### INSTRUCTIONS TO FOLLOW
Retype nothing but the lines from the start of the material up to and including the line with "const titleLines = ['High". Pictures don't belong in the copy.

### DATA SHOWN
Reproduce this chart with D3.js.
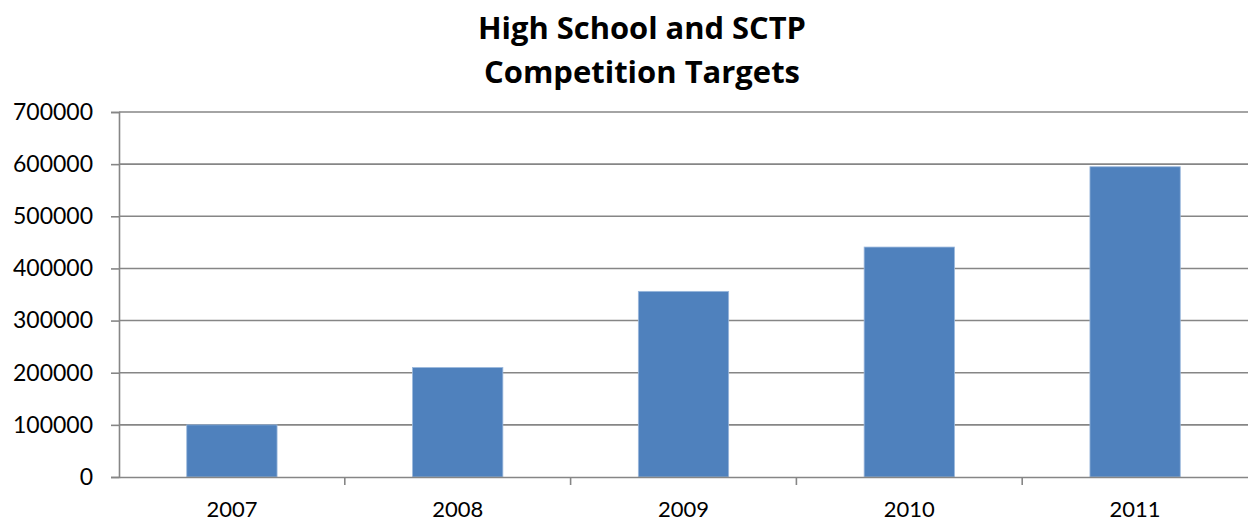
<!DOCTYPE html>
<html>
<head>
<meta charset="utf-8">
<script src="https://cdn.jsdelivr.net/npm/d3@7"></script>
<style>
  body { margin: 0; background: #fff; }
  svg { display: block; }
</style>
</head>
<body>
<svg></svg>
<script>
const years = ['2007', '2008', '2009', '2010', '2011'];
const targets = [100000, 210000, 356000, 441000, 595000];
const yTicks = [0, 100000, 200000, 300000, 400000, 500000, 600000, 700000];
const titleLines = ['High School and SCTP', 'Competition Targets'];

const width = 1248;
const height = 523;
const plotLeft = 119;
const plotRight = 1248;
const plotTop = 112;
const plotBottom = 477;
const gridColor = '#868686';

const svg = d3.select('svg')
  .attr('width', width)
  .attr('height', height);

const x = d3.scaleBand()
  .domain(years)
  .range([plotLeft, plotRight])
  .paddingInner(0.6)
  .paddingOuter(0.3);

const y = d3.scaleLinear()
  .domain([0, 700000])
  .range([plotBottom, plotTop]);

// title
svg.selectAll('text.title')
  .data(titleLines)
  .enter()
  .append('text')
    .attr('class', 'title')
    .attr('x', 642)
    .attr('y', (d, i) => 39 + i * 44)
    .attr('text-anchor', 'middle')
    .attr('font-family', 'Open Sans, sans-serif')
    .attr('font-weight', 'bold')
    .attr('font-size', 30)
    .attr('textLength', (d, i) => i === 0 ? 328 : 316)
    .attr('lengthAdjust', 'spacingAndGlyphs')
    .attr('fill', '#000')
    .text((d) => d);

// gridlines
svg.append('g')
  .selectAll('line')
  .data(yTicks.filter((d) => d > 0))
  .enter()
  .append('line')
    .attr('x1', plotLeft)
    .attr('x2', plotRight)
    .attr('y1', (d) => y(d))
    .attr('y2', (d) => y(d))
    .attr('stroke', gridColor)
    .attr('stroke-width', 1.6);

// bars
svg.append('g')
  .selectAll('rect')
  .data(targets)
  .enter()
  .append('rect')
    .attr('x', (d, i) => x(years[i]))
    .attr('y', (d) => y(d))
    .attr('width', x.bandwidth())
    .attr('height', (d) => plotBottom - y(d))
    .attr('fill', '#4f81bd')
    .attr('stroke', '#9bb8dc')
    .attr('stroke-width', 0.8);

// y axis
const yAxis = svg.append('g')
  .attr('transform', `translate(${plotLeft},0)`)
  .call(d3.axisLeft(y).tickValues(yTicks).tickFormat(d3.format('d')).tickSize(8).tickPadding(18));
yAxis.select('.domain').attr('stroke', gridColor).attr('stroke-width', 1.6);
yAxis.selectAll('.tick line').attr('stroke', gridColor).attr('stroke-width', 1.6);
yAxis.selectAll('.tick text')
  .attr('font-family', 'Lato, sans-serif')
  .attr('font-size', 23)
  .attr('fill', '#000');

// x axis
const xAxis = svg.append('g')
  .attr('transform', `translate(0,${plotBottom})`)
  .call(d3.axisBottom(x).tickSize(0).tickPadding(24));
xAxis.select('.domain').attr('stroke', gridColor).attr('stroke-width', 1.6);
xAxis.selectAll('.tick text')
  .attr('font-family', 'Lato, sans-serif')
  .attr('font-size', 22)
  .attr('fill', '#000');

// category boundary ticks
svg.append('g')
  .selectAll('line')
  .data(years.slice(1))
  .enter()
  .append('line')
    .attr('x1', (d) => x(d) - x.step() * 0.3)
    .attr('x2', (d) => x(d) - x.step() * 0.3)
    .attr('y1', plotBottom)
    .attr('y2', plotBottom + 8)
    .attr('stroke', gridColor)
    .attr('stroke-width', 1.6);
</script>
</body>
</html>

### FINISHED TASK
Reproduce this chart with D3.js.
<!DOCTYPE html>
<html>
<head>
<meta charset="utf-8">
<script src="https://cdn.jsdelivr.net/npm/d3@7"></script>
<style>
  body { margin: 0; background: #fff; }
  svg { display: block; }
</style>
</head>
<body>
<svg></svg>
<script>
const years = ['2007', '2008', '2009', '2010', '2011'];
const targets = [100000, 210000, 356000, 441000, 595000];
const yTicks = [0, 100000, 200000, 300000, 400000, 500000, 600000, 700000];
const titleLines = ['High School and SCTP', 'Competition Targets'];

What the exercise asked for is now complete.